A Glenn employee received an automated phone call at about 9:30 a.m. warning that a shooter was inside the building, Lugo said. That employee has the same last name as a NASA worker at Kennedy Space Center, which was conducting a test of NASA’s new automated emergency-response system.

The employee told a supervisor, and the information went up the chain of command at Glenn, where officials were unaware of the other center’s test and ordered a lockdown. It was called off about an hour later — after authorities had searched two buildings for a gunman — when officials realized the error.

Loudspeakers announced “all clear” and “the emergency is over” shortly before 11 a.m.

NASA spokesman Bob Jacobs said “human error” led to the Glenn employee’s name inadvertently being loaded into the system when Kennedy was doing its test.

“This whole thing was a fiasco,” said Virginia Cantwell, president of a union local representing more than 1,000 NASA Glenn employees. “People are very upset about this.”

Cantwell said the false alarm was costly and left employees thinking there was a gunman stalking the grounds.
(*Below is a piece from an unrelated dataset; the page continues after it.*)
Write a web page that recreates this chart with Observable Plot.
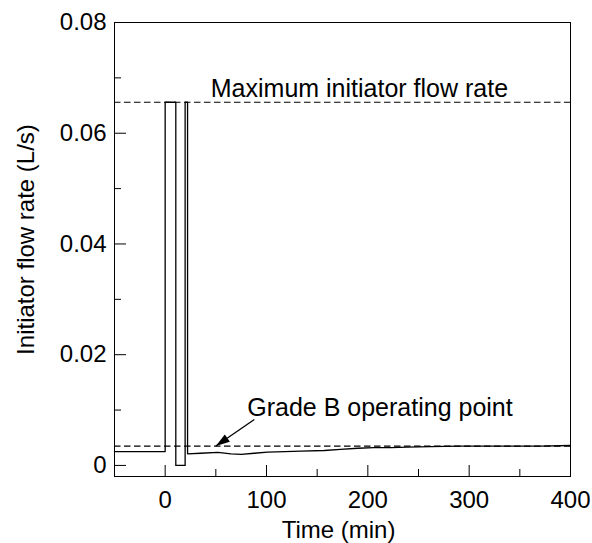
<!DOCTYPE html>
<html><head><meta charset="utf-8">
<script src="https://cdn.jsdelivr.net/npm/d3@7"></script>
<script src="https://cdn.jsdelivr.net/npm/@observablehq/plot@0.6"></script>
<style>body{margin:0;background:#fff} #chart{width:592px;height:543px}</style>
</head><body><div id="chart"></div>
<script>
// Time (min) and initiator flow rate (L/s)
const time = [-50, 0, 0, 10.5, 10.5, 19.7, 19.7, 22.1, 22.1, 35, 52, 65, 75, 88, 101, 118, 134, 157, 173, 190, 206, 223, 239, 262, 290, 330, 370, 400];
const flow = [0.0025, 0.0025, 0.0656, 0.0656, 0, 0, 0.0656, 0.0656, 0.0021, 0.0022, 0.00235, 0.0021, 0.0020, 0.0022, 0.0024, 0.0025, 0.0026, 0.0027, 0.0029, 0.0031, 0.0032, 0.0032, 0.0033, 0.0034, 0.0035, 0.0035, 0.0035, 0.0036];
const maxRate = 0.0656;
const gradeB = 0.0035;
const xMajor = [0, 100, 200, 300, 400];
const xMinor = [50, 150, 250, 350];
const yMajor = [0, 0.02, 0.04, 0.06, 0.08];
const yMinor = [0.01, 0.03, 0.05, 0.07];
const xLabel = "Time (min)";
const yLabel = "Initiator flow rate (L/s)";
const maxLabel = "Maximum initiator flow rate";
const gradeLabel = "Grade B operating point";
const maxLabelX = 45;
const gradeLabelX = 81;
const arrowFrom = {x: 88, y: 0.0083};
const arrowTo = {x: 50, y: gradeB};

const data = time.map((t, i) => ({t, f: flow[i]}));

const W = 592, H = 543, mL = 114, mR = 22, mT = 22, mB = 67;
const xDomain = [-50, 400], yDomain = [-0.002, 0.08];
const plotW = W - mL - mR, plotH = H - mT - mB;
const font = "'Liberation Sans', Arial, Helvetica, sans-serif";

// arrowhead: filled narrow triangle with its tip at the origin, pointing up
const headSymbol = {draw(ctx) { ctx.moveTo(0, 0); ctx.lineTo(-4.5, 14); ctx.lineTo(4.5, 14); ctx.closePath(); }};
const pxX = plotW / (xDomain[1] - xDomain[0]);
const pxY = plotH / (yDomain[1] - yDomain[0]);
const ddx = (arrowTo.x - arrowFrom.x) * pxX;
const ddy = -(arrowTo.y - arrowFrom.y) * pxY;
const headAngle = Math.atan2(ddx, -ddy) * 180 / Math.PI;

const chart = Plot.plot({
  width: W, height: H,
  marginLeft: mL, marginRight: mR, marginTop: mT, marginBottom: mB,
  style: {fontFamily: font, fontSize: "24px", color: "black", background: "white"},
  x: {domain: xDomain, axis: null},
  y: {domain: yDomain, axis: null},
  marks: [
    Plot.ruleY([maxRate, gradeB], {stroke: "black", strokeWidth: 1.2, strokeDasharray: "6.5,3.5"}),
    Plot.line(data, {x: "t", y: "f", stroke: "black", strokeWidth: 1.3}),
    Plot.tickX(xMajor, {x: d => d, stroke: "black", insetTop: plotH - 11}),
    Plot.tickX(xMinor, {x: d => d, stroke: "black", insetTop: plotH - 7}),
    Plot.tickY(yMajor, {y: d => d, stroke: "black", insetRight: plotW - 12}),
    Plot.tickY(yMinor, {y: d => d, stroke: "black", insetRight: plotW - 7}),
    Plot.axisX(xMajor, {tickSize: 0, tickPadding: 14, fontSize: 24, label: null, tickFormat: d => String(d)}),
    Plot.axisY(yMajor, {tickSize: 0, tickPadding: 8, fontSize: 24, label: null, tickFormat: d => d === 0 ? "0" : d.toFixed(2)}),
    Plot.text([xLabel], {frameAnchor: "bottom", dy: 61, dx: -4, lineAnchor: "bottom", fontSize: 24}),
    Plot.text([yLabel], {frameAnchor: "left", textAnchor: "middle", rotate: -90, dx: -81, dy: -10, lineAnchor: "bottom", fontSize: 24}),
    Plot.text([maxLabel], {x: maxLabelX, y: maxRate, dy: -5.5, textAnchor: "start", lineAnchor: "bottom", fontSize: 25}),
    Plot.text([gradeLabel], {x: gradeLabelX, y: gradeB, dy: -30.5, textAnchor: "start", lineAnchor: "bottom", fontSize: 25}),
    Plot.link([{x1: arrowFrom.x, y1: arrowFrom.y, x2: arrowTo.x, y2: arrowTo.y}], {x1: "x1", y1: "y1", x2: "x2", y2: "y2", stroke: "black", strokeWidth: 1.3}),
    Plot.dot([arrowTo], {x: "x", y: "y", symbol: headSymbol, rotate: headAngle, fill: "black", stroke: "none"}),
    Plot.frame({stroke: "black", strokeWidth: 1})
  ]
});
document.getElementById("chart").appendChild(chart);
</script>
</body></html>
“I want to apologize to everybody for the inconvenience and the stress that resulted from the situation,” Lugo said.

The emergency operations center at NASA headquarters is reviewing testing procedures and will determine how such an error can be avoided and what additional steps can be taken to give employees advance warning, Jacobs said.

He said employees at Kennedy had been given a head’s up that the testing was taking place and that the phone message indicated it was a test.

“It was an honest mistake,” he said.

Lt. Don Michalosky of the Cuyahoga County Sheriff’s office said the phone message led to a story being spread among employees that there was a gunman at the sprawling center.

Employees were told to lock themselves in their offices and stay inside as the entire NASA campus was placed under a complete lockdown, Lugo said.

“I’m not happy that we had this situation,” said Lugo, who acknowledged that the mistake was an embarrassment. “I’ve talked to some employees, and they were traumatized by the situation.”

Lugo said officials initially believed the suspected gunman was in one building, then found out he was possibly in another building.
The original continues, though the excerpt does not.